Short problem
Your job is to retype all of the data word for word, leaving every image out.

Supplied material
........

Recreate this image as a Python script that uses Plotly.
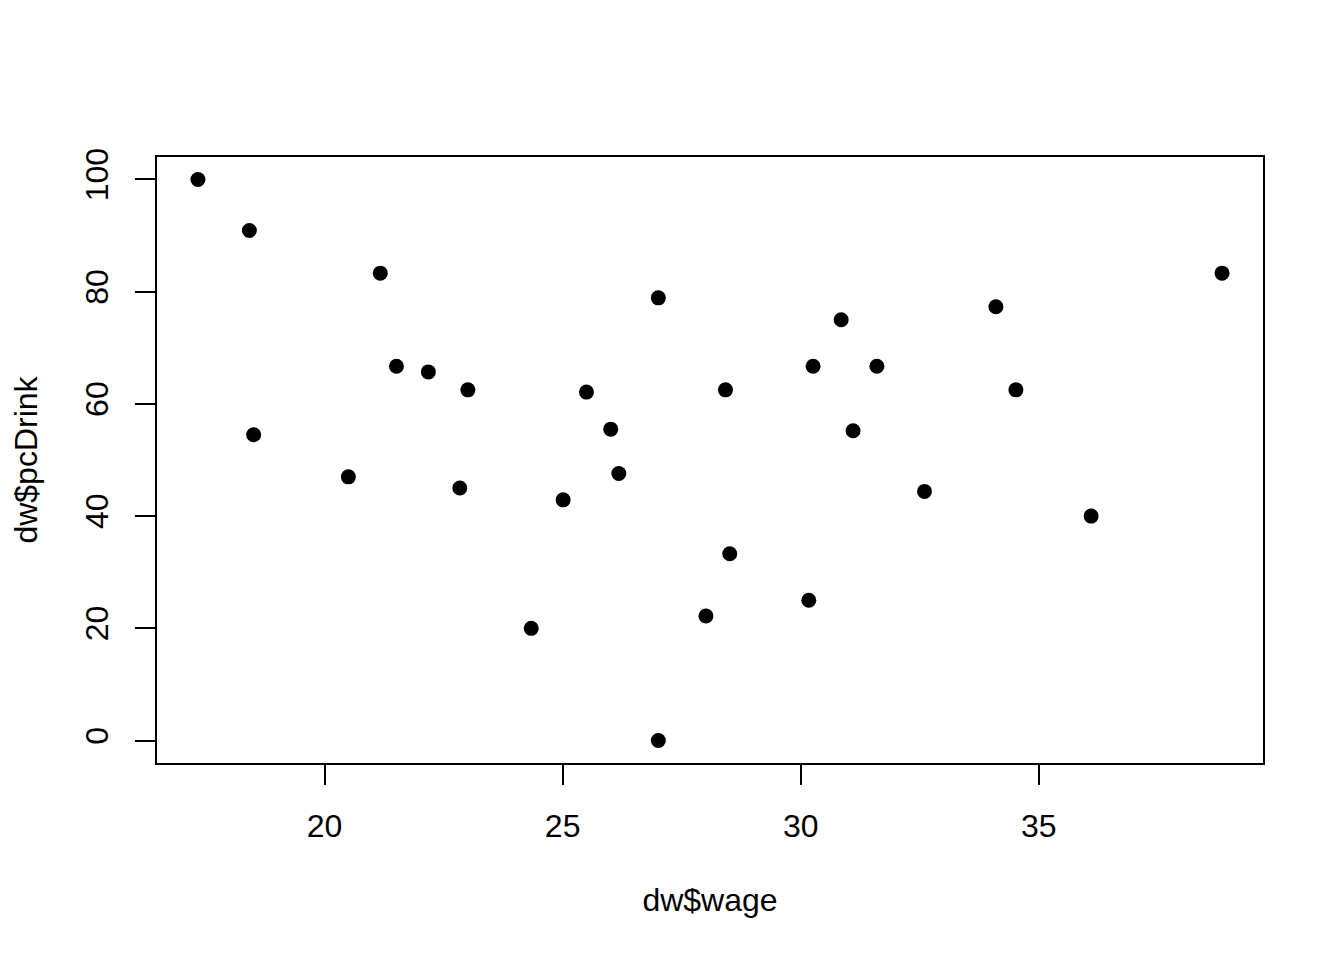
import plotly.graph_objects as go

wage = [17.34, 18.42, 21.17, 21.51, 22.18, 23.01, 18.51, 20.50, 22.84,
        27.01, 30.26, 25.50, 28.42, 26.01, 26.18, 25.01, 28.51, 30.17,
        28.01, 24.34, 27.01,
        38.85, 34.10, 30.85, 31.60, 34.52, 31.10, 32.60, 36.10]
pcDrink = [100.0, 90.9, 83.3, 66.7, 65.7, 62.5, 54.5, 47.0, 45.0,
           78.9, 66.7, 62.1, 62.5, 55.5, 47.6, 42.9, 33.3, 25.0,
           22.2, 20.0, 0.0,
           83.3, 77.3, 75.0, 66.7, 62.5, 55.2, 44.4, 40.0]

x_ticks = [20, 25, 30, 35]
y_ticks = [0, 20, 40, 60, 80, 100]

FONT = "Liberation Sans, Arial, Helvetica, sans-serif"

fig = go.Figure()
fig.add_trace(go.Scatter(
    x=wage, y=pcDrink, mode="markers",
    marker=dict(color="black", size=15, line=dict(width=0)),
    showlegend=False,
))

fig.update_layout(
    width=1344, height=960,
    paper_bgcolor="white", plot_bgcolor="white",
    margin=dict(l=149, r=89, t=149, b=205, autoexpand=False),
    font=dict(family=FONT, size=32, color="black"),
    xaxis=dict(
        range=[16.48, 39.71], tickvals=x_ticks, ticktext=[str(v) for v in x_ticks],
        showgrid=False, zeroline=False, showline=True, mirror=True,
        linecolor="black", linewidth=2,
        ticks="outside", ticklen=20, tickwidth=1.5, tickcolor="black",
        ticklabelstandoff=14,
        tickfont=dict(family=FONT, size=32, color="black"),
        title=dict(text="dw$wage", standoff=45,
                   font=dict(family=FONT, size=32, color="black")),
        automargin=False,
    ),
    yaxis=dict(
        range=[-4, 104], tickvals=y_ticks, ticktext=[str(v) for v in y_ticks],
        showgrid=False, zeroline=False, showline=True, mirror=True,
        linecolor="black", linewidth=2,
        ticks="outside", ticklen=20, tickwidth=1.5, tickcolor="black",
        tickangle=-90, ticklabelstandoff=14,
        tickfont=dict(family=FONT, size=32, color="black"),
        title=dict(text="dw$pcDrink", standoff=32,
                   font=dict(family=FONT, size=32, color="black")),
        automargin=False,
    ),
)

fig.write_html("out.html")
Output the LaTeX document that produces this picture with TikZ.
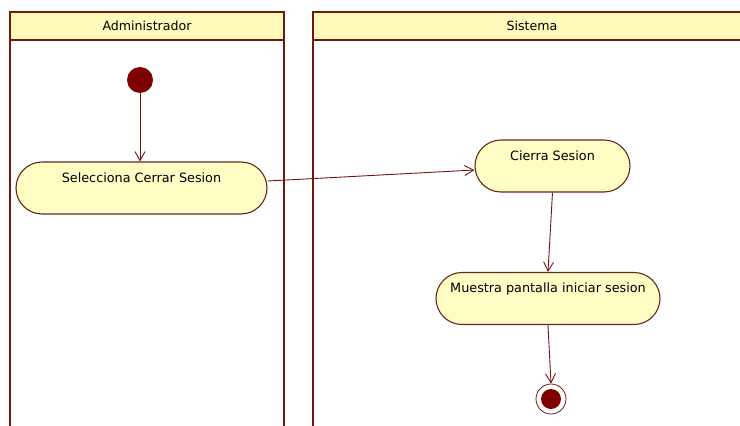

........

Response for this exercise
Recreate this image as a Python script that uses Plotly.
import plotly.graph_objects as go

wage = [17.34, 18.42, 21.17, 21.51, 22.18, 23.01, 18.51, 20.50, 22.84,
        27.01, 30.26, 25.50, 28.42, 26.01, 26.18, 25.01, 28.51, 30.17,
        28.01, 24.34, 27.01,
        38.85, 34.10, 30.85, 31.60, 34.52, 31.10, 32.60, 36.10]
pcDrink = [100.0, 90.9, 83.3, 66.7, 65.7, 62.5, 54.5, 47.0, 45.0,
           78.9, 66.7, 62.1, 62.5, 55.5, 47.6, 42.9, 33.3, 25.0,
           22.2, 20.0, 0.0,
           83.3, 77.3, 75.0, 66.7, 62.5, 55.2, 44.4, 40.0]

x_ticks = [20, 25, 30, 35]
y_ticks = [0, 20, 40, 60, 80, 100]

FONT = "Liberation Sans, Arial, Helvetica, sans-serif"

fig = go.Figure()
fig.add_trace(go.Scatter(
    x=wage, y=pcDrink, mode="markers",
    marker=dict(color="black", size=15, line=dict(width=0)),
    showlegend=False,
))

fig.update_layout(
    width=1344, height=960,
    paper_bgcolor="white", plot_bgcolor="white",
    margin=dict(l=149, r=89, t=149, b=205, autoexpand=False),
    font=dict(family=FONT, size=32, color="black"),
    xaxis=dict(
        range=[16.48, 39.71], tickvals=x_ticks, ticktext=[str(v) for v in x_ticks],
        showgrid=False, zeroline=False, showline=True, mirror=True,
        linecolor="black", linewidth=2,
        ticks="outside", ticklen=20, tickwidth=1.5, tickcolor="black",
        ticklabelstandoff=14,
        tickfont=dict(family=FONT, size=32, color="black"),
        title=dict(text="dw$wage", standoff=45,
                   font=dict(family=FONT, size=32, color="black")),
        automargin=False,
    ),
    yaxis=dict(
        range=[-4, 104], tickvals=y_ticks, ticktext=[str(v) for v in y_ticks],
        showgrid=False, zeroline=False, showline=True, mirror=True,
        linecolor="black", linewidth=2,
        ticks="outside", ticklen=20, tickwidth=1.5, tickcolor="black",
        tickangle=-90, ticklabelstandoff=14,
        tickfont=dict(family=FONT, size=32, color="black"),
        title=dict(text="dw$pcDrink", standoff=32,
                   font=dict(family=FONT, size=32, color="black")),
        automargin=False,
    ),
)

fig.write_html("out.html")
Output the LaTeX document that produces this picture with TikZ.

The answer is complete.